• **REQUIRED TASK**
Write each line of the material exactly as given, from the top through the line that contains "const labelNudge = [9, 9, -5, 8, 8, 9];", and omit all pictures.

• **INFORMATION SUPPLIED**
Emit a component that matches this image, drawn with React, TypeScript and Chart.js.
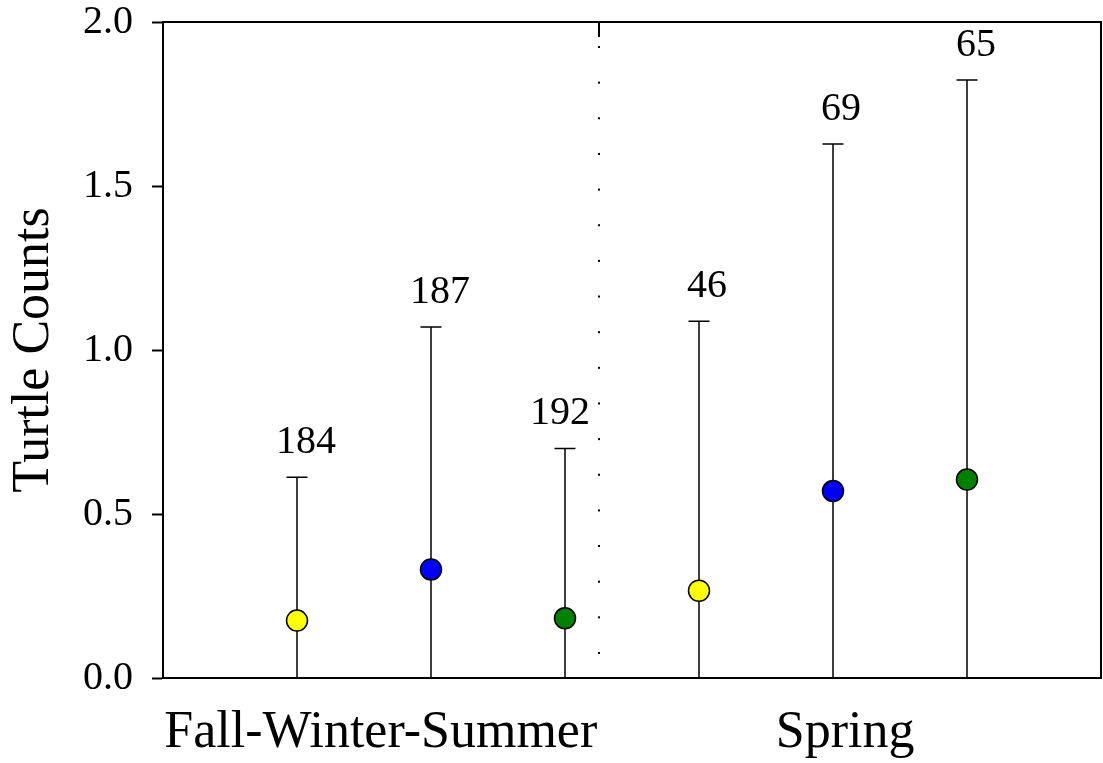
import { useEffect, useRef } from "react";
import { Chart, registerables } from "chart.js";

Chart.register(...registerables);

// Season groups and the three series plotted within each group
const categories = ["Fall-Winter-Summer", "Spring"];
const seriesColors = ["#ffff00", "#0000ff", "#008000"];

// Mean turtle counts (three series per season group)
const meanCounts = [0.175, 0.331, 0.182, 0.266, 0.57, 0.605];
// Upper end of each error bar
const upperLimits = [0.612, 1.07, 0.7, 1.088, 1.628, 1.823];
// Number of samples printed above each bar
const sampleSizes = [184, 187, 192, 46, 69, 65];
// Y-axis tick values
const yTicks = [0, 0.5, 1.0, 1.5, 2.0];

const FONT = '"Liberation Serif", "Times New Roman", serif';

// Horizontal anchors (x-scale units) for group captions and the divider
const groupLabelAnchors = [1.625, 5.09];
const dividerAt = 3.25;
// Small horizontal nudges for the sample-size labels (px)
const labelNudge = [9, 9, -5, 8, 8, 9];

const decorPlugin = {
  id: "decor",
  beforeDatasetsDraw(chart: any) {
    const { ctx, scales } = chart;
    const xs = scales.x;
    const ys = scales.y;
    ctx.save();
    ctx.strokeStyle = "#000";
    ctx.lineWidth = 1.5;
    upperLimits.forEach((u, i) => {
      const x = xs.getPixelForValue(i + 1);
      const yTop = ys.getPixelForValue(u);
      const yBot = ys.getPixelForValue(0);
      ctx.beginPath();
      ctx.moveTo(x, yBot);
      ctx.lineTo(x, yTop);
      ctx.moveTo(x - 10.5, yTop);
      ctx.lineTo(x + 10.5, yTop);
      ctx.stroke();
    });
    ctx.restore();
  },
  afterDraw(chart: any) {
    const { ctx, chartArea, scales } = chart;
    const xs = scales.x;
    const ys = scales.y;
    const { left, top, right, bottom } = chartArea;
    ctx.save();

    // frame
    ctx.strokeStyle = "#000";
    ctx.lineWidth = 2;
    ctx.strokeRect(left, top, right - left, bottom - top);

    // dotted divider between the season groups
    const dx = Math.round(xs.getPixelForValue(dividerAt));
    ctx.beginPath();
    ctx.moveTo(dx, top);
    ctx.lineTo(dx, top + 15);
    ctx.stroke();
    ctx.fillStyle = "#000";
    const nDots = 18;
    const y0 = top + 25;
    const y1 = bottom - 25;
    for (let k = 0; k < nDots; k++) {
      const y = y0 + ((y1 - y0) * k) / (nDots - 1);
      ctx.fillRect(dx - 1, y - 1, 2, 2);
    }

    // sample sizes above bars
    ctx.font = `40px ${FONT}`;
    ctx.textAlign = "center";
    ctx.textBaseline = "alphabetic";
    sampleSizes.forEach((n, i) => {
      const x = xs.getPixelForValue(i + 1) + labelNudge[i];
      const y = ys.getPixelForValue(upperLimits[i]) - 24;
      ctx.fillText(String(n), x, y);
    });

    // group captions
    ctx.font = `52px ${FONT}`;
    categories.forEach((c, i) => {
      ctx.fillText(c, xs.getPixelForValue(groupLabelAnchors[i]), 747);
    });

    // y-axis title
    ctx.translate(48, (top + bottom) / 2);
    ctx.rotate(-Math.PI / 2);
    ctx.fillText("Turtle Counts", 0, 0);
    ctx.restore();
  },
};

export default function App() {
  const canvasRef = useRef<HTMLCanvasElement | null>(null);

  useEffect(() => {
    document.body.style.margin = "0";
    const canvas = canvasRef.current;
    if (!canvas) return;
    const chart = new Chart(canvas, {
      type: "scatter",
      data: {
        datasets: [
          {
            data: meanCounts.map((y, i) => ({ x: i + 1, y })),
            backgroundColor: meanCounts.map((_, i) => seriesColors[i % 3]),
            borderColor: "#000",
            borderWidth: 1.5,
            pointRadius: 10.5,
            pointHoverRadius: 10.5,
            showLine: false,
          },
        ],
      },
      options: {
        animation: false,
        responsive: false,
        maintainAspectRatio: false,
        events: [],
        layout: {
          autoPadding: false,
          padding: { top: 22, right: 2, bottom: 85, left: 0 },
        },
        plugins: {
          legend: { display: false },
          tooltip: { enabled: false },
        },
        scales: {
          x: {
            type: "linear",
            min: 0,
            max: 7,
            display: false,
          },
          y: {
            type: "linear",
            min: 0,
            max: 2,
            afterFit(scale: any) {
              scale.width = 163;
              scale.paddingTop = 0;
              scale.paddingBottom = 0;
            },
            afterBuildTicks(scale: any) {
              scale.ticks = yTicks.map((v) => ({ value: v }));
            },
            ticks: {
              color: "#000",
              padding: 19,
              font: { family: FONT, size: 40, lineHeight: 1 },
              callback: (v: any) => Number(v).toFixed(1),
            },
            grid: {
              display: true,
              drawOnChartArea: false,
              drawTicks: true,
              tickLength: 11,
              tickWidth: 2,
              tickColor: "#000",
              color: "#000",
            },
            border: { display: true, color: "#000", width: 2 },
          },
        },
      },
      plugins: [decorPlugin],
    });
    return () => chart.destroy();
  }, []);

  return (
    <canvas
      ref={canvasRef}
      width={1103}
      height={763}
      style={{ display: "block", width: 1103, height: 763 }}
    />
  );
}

• **ANSWER TO THE TASK**
Emit a component that matches this image, drawn with React, TypeScript and Chart.js.
import { useEffect, useRef } from "react";
import { Chart, registerables } from "chart.js";

Chart.register(...registerables);

// Season groups and the three series plotted within each group
const categories = ["Fall-Winter-Summer", "Spring"];
const seriesColors = ["#ffff00", "#0000ff", "#008000"];

// Mean turtle counts (three series per season group)
const meanCounts = [0.175, 0.331, 0.182, 0.266, 0.57, 0.605];
// Upper end of each error bar
const upperLimits = [0.612, 1.07, 0.7, 1.088, 1.628, 1.823];
// Number of samples printed above each bar
const sampleSizes = [184, 187, 192, 46, 69, 65];
// Y-axis tick values
const yTicks = [0, 0.5, 1.0, 1.5, 2.0];

const FONT = '"Liberation Serif", "Times New Roman", serif';

// Horizontal anchors (x-scale units) for group captions and the divider
const groupLabelAnchors = [1.625, 5.09];
const dividerAt = 3.25;
// Small horizontal nudges for the sample-size labels (px)
const labelNudge = [9, 9, -5, 8, 8, 9];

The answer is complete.